Not so long ago, after nagging from my mother, I went to a Muslim marriage event hosted in Glasgow. Such events are held to give both Muslim women and men the opportunity to meet an ideal marital partner.
A small number of men attended the event compared to women. Approximately there were five women present for every one man. The women were left sat waiting nervously for the selected few men to join them.
Unfortunately, a lack of men at such events is not a rare occurrence. According to statistics, many women within the Asian community entering their 30’s and 40’s are finding it difficult to find a suitable partner.
Females predominately attend the vast majority of Muslim singles events. The exceptions happen when the organizers arrange a platform by selling an equal number of tickets to females and males.
Despite organizers best efforts, female tickets are always in demand. For example, this was the case at the Canary Wharf Professionals Muslim marriage event. The female ticket quota sold out in three weeks before the event, although the male ticket quota didn’t sell out until days before the event.
Also, the average age of men that attend singles events is significantly lower than the mean age of female attendees. Emerald Muslim Events founder, Rooful Ali, states that women participants are usually in their 30s where as men are typically in their late 20’s.
The statistics illustrate the rising number of single female Muslims. This pattern has been developing for some time and is a result of cultural rather than religious trends.
Traditionally, British men that originate from the Indian subcontinent tend to marry women from their country of origin.
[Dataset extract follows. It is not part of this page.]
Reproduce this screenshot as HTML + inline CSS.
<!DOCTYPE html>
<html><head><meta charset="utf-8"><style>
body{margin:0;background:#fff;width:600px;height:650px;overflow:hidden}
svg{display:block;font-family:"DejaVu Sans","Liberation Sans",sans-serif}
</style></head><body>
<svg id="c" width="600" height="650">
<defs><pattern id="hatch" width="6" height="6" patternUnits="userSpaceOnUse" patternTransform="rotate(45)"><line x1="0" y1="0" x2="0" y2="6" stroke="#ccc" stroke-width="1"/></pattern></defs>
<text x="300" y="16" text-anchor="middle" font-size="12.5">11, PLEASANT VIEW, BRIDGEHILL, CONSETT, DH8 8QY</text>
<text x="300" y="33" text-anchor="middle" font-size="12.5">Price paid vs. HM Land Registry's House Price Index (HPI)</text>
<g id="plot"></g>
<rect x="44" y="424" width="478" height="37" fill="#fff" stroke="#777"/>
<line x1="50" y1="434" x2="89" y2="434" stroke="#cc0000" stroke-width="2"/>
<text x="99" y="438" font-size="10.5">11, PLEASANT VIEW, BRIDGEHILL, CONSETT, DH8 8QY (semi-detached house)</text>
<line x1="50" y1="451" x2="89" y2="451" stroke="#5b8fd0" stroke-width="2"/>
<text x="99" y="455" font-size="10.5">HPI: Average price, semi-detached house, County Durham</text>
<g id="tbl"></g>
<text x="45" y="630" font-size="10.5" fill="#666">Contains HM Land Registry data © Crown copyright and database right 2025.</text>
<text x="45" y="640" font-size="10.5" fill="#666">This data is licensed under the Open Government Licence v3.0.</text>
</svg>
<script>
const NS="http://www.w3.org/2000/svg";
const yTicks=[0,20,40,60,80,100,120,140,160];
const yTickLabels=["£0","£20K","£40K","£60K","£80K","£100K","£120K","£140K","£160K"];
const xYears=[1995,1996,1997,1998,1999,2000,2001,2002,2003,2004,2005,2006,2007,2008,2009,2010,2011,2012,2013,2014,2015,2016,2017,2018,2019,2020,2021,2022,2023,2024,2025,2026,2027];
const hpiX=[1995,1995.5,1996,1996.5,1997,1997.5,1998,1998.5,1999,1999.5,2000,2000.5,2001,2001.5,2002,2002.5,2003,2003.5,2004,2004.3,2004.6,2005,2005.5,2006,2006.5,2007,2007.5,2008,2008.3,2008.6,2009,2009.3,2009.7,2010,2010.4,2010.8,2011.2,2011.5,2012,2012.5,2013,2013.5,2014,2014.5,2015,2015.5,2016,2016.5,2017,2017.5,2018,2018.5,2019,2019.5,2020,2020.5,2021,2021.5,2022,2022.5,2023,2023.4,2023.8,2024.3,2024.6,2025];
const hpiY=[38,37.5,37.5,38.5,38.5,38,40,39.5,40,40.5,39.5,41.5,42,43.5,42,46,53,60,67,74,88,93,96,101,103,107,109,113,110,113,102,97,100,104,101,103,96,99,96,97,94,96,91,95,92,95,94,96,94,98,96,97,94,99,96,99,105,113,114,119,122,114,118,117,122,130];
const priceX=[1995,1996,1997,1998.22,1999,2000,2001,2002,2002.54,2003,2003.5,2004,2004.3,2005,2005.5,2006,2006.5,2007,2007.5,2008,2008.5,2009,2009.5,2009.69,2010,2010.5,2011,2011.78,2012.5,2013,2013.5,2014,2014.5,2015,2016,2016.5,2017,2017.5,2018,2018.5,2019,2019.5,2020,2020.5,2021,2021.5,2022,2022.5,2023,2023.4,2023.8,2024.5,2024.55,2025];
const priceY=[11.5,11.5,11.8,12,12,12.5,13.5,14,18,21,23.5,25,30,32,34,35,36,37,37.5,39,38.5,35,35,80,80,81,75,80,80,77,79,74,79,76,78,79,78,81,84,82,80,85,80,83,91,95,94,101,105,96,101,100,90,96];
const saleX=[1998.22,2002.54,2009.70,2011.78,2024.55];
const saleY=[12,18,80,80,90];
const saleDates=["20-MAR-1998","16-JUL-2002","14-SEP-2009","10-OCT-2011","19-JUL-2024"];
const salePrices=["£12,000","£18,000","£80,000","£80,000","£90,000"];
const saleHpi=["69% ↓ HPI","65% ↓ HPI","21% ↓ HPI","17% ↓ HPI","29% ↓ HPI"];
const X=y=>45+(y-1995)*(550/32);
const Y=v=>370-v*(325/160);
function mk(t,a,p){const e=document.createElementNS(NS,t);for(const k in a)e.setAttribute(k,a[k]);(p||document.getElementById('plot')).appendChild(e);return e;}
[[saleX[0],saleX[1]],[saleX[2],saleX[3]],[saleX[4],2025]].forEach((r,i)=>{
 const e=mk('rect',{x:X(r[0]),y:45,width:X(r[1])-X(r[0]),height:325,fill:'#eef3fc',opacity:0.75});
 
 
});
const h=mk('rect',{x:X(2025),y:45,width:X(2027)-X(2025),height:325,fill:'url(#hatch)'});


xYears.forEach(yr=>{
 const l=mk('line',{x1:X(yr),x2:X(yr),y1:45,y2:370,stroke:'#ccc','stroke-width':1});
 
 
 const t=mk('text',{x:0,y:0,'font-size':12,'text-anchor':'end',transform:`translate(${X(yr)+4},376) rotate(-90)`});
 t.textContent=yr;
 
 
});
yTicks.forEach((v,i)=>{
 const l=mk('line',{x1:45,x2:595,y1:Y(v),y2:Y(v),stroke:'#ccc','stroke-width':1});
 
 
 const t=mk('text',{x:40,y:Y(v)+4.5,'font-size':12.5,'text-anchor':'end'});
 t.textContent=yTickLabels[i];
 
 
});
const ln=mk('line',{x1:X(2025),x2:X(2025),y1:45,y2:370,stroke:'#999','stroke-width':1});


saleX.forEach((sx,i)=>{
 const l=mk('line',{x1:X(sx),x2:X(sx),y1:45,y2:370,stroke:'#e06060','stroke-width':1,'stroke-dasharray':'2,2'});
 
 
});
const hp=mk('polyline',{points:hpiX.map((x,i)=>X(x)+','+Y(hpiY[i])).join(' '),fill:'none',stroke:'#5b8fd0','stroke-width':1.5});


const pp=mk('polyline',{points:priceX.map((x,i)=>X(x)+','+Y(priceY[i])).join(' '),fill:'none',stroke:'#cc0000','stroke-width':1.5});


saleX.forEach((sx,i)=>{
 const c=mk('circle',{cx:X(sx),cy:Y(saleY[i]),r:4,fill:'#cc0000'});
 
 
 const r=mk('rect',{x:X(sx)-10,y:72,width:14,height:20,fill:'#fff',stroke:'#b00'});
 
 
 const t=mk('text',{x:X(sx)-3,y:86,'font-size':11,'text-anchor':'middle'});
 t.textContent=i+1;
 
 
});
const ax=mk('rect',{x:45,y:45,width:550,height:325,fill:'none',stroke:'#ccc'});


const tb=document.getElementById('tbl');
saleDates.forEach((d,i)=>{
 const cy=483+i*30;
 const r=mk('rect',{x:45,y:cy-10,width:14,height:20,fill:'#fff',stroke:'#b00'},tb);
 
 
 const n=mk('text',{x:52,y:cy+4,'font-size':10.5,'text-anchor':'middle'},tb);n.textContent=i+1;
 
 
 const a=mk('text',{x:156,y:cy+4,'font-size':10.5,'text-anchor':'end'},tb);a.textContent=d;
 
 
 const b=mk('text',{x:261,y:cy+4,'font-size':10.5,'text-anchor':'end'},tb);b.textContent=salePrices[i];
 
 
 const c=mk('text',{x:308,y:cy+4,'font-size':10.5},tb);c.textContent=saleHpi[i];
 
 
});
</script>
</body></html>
Families actively encourage their sons to follow suit for a variety of reasons. The belief that women from ‘back home’ will be more loyal and able to look after the in-laws is a common reason stated.
Another trend is for Muslim guys to marry Christian or Jewish women, who are often known as ‘women of the book,’ which is permitted in Islam. It is more common for men to work and socialize alongside British Christian women than their Muslim counterparts, meaning there’s a greater chance of such marriages.
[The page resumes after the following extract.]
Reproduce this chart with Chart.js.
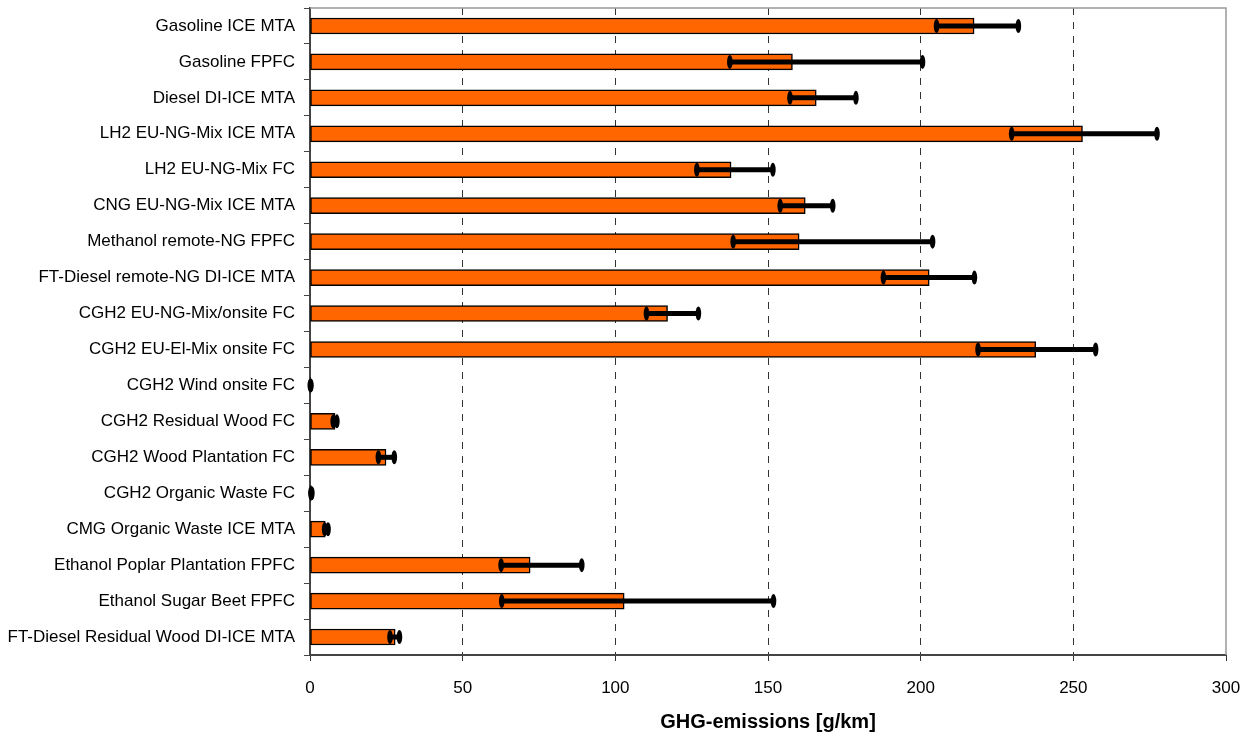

Such traditions and trends have led to a decrease in the number of Muslim men available for marriage.
Unlike Muslim men, females are more restricted as to whom they can marry. A woman can only marry a man of a different faith if they convert.
Moreover, it is common that Muslim women perform significantly better than men academically. The ‘Equality and Human Rights Commissions’s How Fair is Britain?’ report revealed that Bangladeshi and Pakistani women have more chance of being employed as professionals than males. This means that professional Muslim women have even less intellectual and economic equivalents to choose from.
The situation has worsened because Asian men are more likely select partners who have a lower intellectual and financial status. Asian men are used to being raised in families where the father is the breadwinner, and the mother stays at home to look after the family, and they usually prefer to replicate this model.
Any concrete solution requires a massive cultural shift in mindset by many including imams, community leaders, and parents. This will also require social, economic, and geographical alterations. Until these changes take place, many women will continue to struggle to find marriage candidate of the same faith.